# NZ $ & $194M Trade Surplus



## anski (Aug 17, 2008)

NZForex Daily Commentary - 30/03/2011

New Zealand Dollar: The New Zealand Dollar has been the main benefactor from offshore events yesterday, where the nearing end to quantitative easing has boosted investor appetite for risk. The strong bullish momentum gained from this has been supported by the country’s first posted trade surplus in almost 10 years. Although not as high as expected, New Zealand still reported a 194M dollar surplus and this helped the Kiwi push off support levels around 0.7500 and rally to highs near 0.7580. Opening today at 0.7570 and higher against the Australian Dollar at 0.7350, further key fundamental data is due to be released in the form of Building Consents early this morning.
We expect a range today of 0.7510 – 0.7590


----------



## topcat83 (Apr 16, 2009)

anski said:


> NZForex Daily Commentary - 30/03/2011
> 
> New Zealand Dollar: The New Zealand Dollar has been the main benefactor from offshore events yesterday, where the nearing end to quantitative easing has boosted investor appetite for risk. The strong bullish momentum gained from this has been supported by the country’s first posted trade surplus in almost 10 years.
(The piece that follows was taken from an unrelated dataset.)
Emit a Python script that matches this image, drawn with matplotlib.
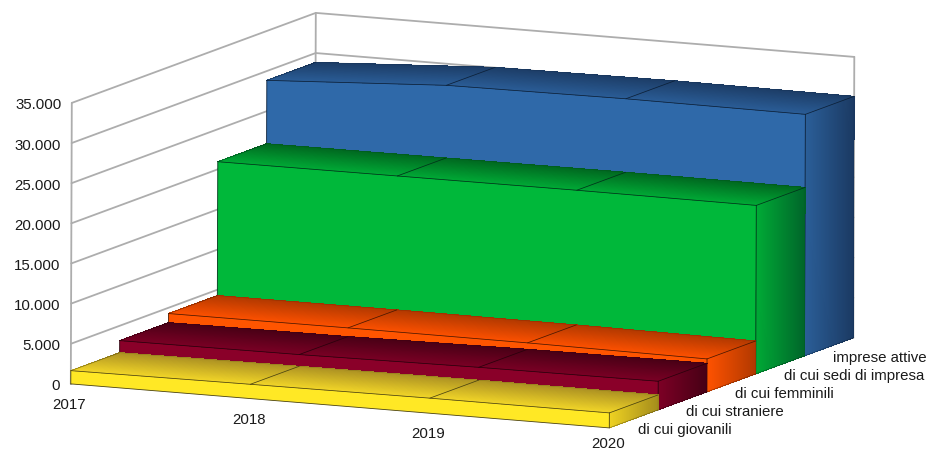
import itertools

import matplotlib
matplotlib.use("Agg")
import matplotlib.pyplot as plt
from matplotlib.collections import PolyCollection
from matplotlib.colors import to_rgb
import numpy as np

plt.rcParams["font.family"] = ["Liberation Sans", "DejaVu Sans"]

years = ["2017", "2018", "2019", "2020"]
series_names = ["di cui giovanili", "di cui straniere", "di cui femminili",
                "di cui sedi di impresa", "imprese attive"]
giovanili = [1650, 1780, 1880, 1870]
straniere = [3150, 3240, 3480, 3570]
femminili = [4280, 4320, 4280, 4110]
sedi = [20950, 21000, 21050, 20990]
attive = [28840, 30050, 30200, 30090]
series_values = [giovanili, straniere, femminili, sedi, attive]
value_ticks = [0, 5000, 10000, 15000, 20000, 25000, 30000, 35000]
tick_labels = ["0", "5.000", "10.000", "15.000", "20.000", "25.000", "30.000", "35.000"]

# front, top (back to front), side (left to right), outline
palette = [
    ("#ffe825", ("#ab9022", "#f0d428"), ("#efd322", "#a58d1c"), "#4a4210"),
    ("#8a0029", ("#470015", "#790024"), ("#7d0025", "#470015"), "#2a000c"),
    ("#ff5500", ("#b03800", "#fb5000"), ("#ff5200", "#b23900"), "#4a1800"),
    ("#00b83a", ("#00661f", "#00a835"), ("#00ab36", "#00662a"), "#00331a"),
    ("#2f69a9", ("#1c3c66", "#2a5c95"), ("#2b5f99", "#1b3a63"), "#0c2038"),
]
GRID = "#adadad"

# parallel projection of (year index, depth slot, value) on to the figure, in pixels
ORIGIN = np.array([70.8, 384.9])
YEAR_STEP = np.array([179.5, 14.67])
DEPTH_STEP = np.array([48.8, -18.0])
VALUE_STEP = np.array([1.0, -281.0]) / 35000

layer = itertools.count(1)


def project(i, d, v):
    return ORIGIN + i * YEAR_STEP + d * DEPTH_STEP + v * VALUE_STEP


def shaded(ax, p0, p1, q0, q1, colors, n=48):
    # quad with a linear colour ramp running from edge p0-p1 to edge q0-q1
    c0, c1 = np.array(to_rgb(colors[0])), np.array(to_rgb(colors[1]))
    polys, cols = [], []
    for k in range(n):
        a, b = k / n, (k + 1) / n
        polys.append([p0 + (q0 - p0) * a, p1 + (q1 - p1) * a,
                      p1 + (q1 - p1) * b, p0 + (q0 - p0) * b])
        cols.append(c0 + (c1 - c0) * (a + b) / 2)
    # no antialiasing: neighbouring strips would show seams otherwise
    ax.add_collection(PolyCollection(polys, facecolors=cols, edgecolors="none",
                                     antialiaseds=False, zorder=next(layer)))


def line(ax, pts, color, lw, alpha=1.0):
    pts = np.array(pts)
    ax.plot(pts[:, 0], pts[:, 1], color=color, lw=lw, alpha=alpha,
            solid_capstyle="round", solid_joinstyle="round", zorder=next(layer))


fig = plt.figure(figsize=(9.31, 4.52), dpi=100)
ax = fig.add_axes([0, 0, 1, 1])
ax.set_xlim(0, 931)
ax.set_ylim(452, 0)
ax.axis("off")

n_depth = len(series_values)
last = len(years) - 1

# walls and grid
for v in value_ticks:
    line(ax, [project(0, 0, v), project(0, n_depth, v), project(last, n_depth, v)], GRID, 1.3)
line(ax, [project(0, 0, 0), project(0, 0, value_ticks[-1])], GRID, 1.3)
line(ax, [project(0, n_depth, 0), project(0, n_depth, value_ticks[-1])], GRID, 1.3)
line(ax, [project(last, n_depth, 0), project(last, n_depth, value_ticks[-1])], GRID, 1.3)

# deepest series first so nearer ones paint over it
for d in range(n_depth - 1, -1, -1):
    vals = series_values[d]
    front, top, side, edge = palette[d]

    outline = [project(i, d, vals[i]) for i in range(len(vals))]
    poly = outline + [project(last, d, 0), project(0, d, 0)]
    ax.fill([p[0] for p in poly], [p[1] for p in poly], color=front, lw=0, zorder=next(layer))

    for i in range(last):
        shaded(ax, project(i, d + 1, vals[i]), project(i + 1, d + 1, vals[i + 1]),
               project(i, d, vals[i]), project(i + 1, d, vals[i + 1]), top)
    shaded(ax, project(last, d, vals[-1]), project(last, d, 0),
           project(last, d + 1, vals[-1]), project(last, d + 1, 0), side)

    line(ax, outline, edge, 0.55)
    line(ax, [project(0, d, 0), project(0, d, vals[0])], edge, 0.6)
    line(ax, [project(last, d, 0), project(last, d, vals[-1])], edge, 0.6)
    line(ax, [project(0, d, 0), project(last, d, 0)], edge, 0.6)
    line(ax, [project(last, d, 0), project(last, d + 1, 0)], edge, 0.5, 0.6)
    line(ax, [project(last, d + 1, 0), project(last, d + 1, vals[-1])], edge, 0.4, 0.3)
    line(ax, [project(i, d + 1, vals[i]) for i in range(len(vals))], edge, 0.4, 0.3)
    line(ax, [project(0, d, vals[0]), project(0, d + 1, vals[0])], edge, 0.5, 0.7)
    for i in range(1, len(vals)):
        line(ax, [project(i, d, vals[i]), project(i, d + 1, vals[i])], edge, 0.55)

# axis texts
fs = 10.8
text_z = next(layer)
for v, label in zip(value_ticks, tick_labels):
    p = project(0, 0, v)
    ax.text(p[0] - 10.5, p[1] + 1.5, label, ha="right", va="center", fontsize=fs,
            color="#1a1a1a", zorder=text_z)
for i, label in enumerate(years):
    p = project(i, 0, 0)
    # keep the last year inside the figure's lower edge
    ax.text(p[0] - 1.5, min(p[1] + 20, 444.5), label, ha="center", va="center", fontsize=fs,
            color="#1a1a1a", zorder=text_z)
for d, label in enumerate(series_names):
    p = project(last, d + 0.5, 0)
    ax.text(p[0] + 4, p[1] + 10.5, label, ha="left", va="center", fontsize=fs,
            color="#1a1a1a", zorder=text_z)

fig.savefig("out.png", dpi=100, facecolor="white")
Although not as high as expected, New Zealand still reported a 194M dollar surplus and this helped the Kiwi push off support levels around 0.7500 and rally to highs near 0.7580. Opening today at 0.7570 and higher against the Australian Dollar at 0.7350, further key fundamental data is due to be released in the form of Building Consents early this morning.
> We expect a range today of 0.7510 – 0.7590



Not so good for those of us who have to bring money across to NZ (but good for the country s a whole)!


----------